The new resolution reverses one essential. Instead of Saddam having to prove his innocence, UNMOVIC must prove him guilty. But it is playing with an intriguer and prevaricator who has with impunity flouted every previous resolution and, with the help of friends, smuggled contraband on a large scale. This is the man who invaded and annexed Kuwait, torched its oil fields, and still holds its national archives and 600 prisoners (alive or dead) seized in Kuwait. He used poison gas against Iran and his own Kurdish population. Saddam is no amateur.
The Security Council has made concessions to bring him on board. It removed all limits on Iraq's oil sales, giving him additional billions of dollars a year. And it grants blanket approval for import of humanitarian goods, which could include dual-use items with military applications. Saddam will eat the carrot and ignore the stick.

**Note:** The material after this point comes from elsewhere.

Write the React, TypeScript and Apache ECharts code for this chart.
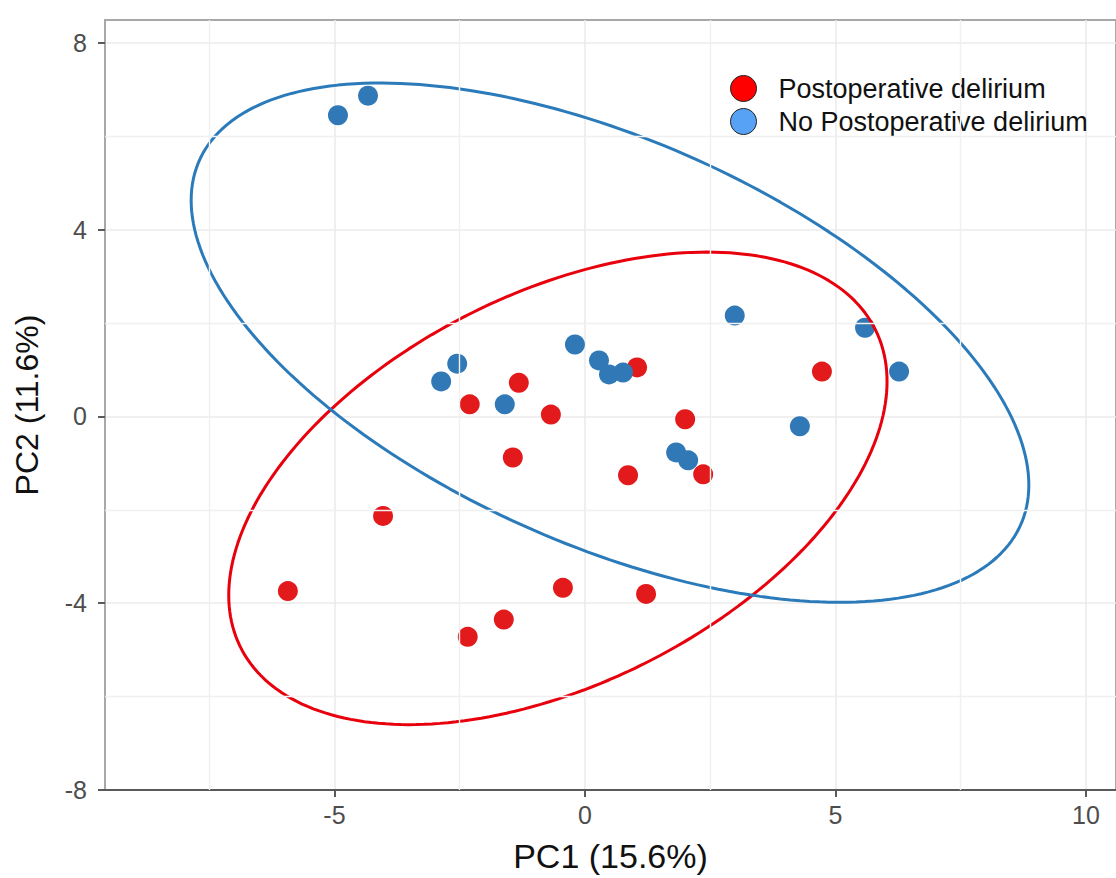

What can be done? Britain is obviously tired of the ongoing expensive and fruitless air attacks in Iraq's no-fly zones. France long since opted out. The United States, like a football team with line plunge as its only play, soldiers on. It sticks to a dual containment of Iraq and Iran when the way out of the dilemma is through Iran. At present, Washington has no leverage in Tehran and is hampered by the fact that, except for Kuwait, the Arab states in the Gulf are more afraid of Iran than Iraq.
Turning this around could inspire cooperation that would make the arms embargo effective and close major smuggling loopholes. While many in Iran oppose the hate-America propaganda, power in Tehran is still in the hands of the mullahs. In Washington, the D'Amato Act prevents the important normalization of economic relations while Iran badly needs American trade and investment. It will take years of coherent, open US policy to regain the respect that the Clinton administration and the Republican Congress have frittered away. Fortunately, it will be years before Saddam could again be the menace he was in 1990. But the window of opportunity will not be open forever.
*Richard C. Hottelet, a longtime foreign correspondent for CBS, writes on world affairs.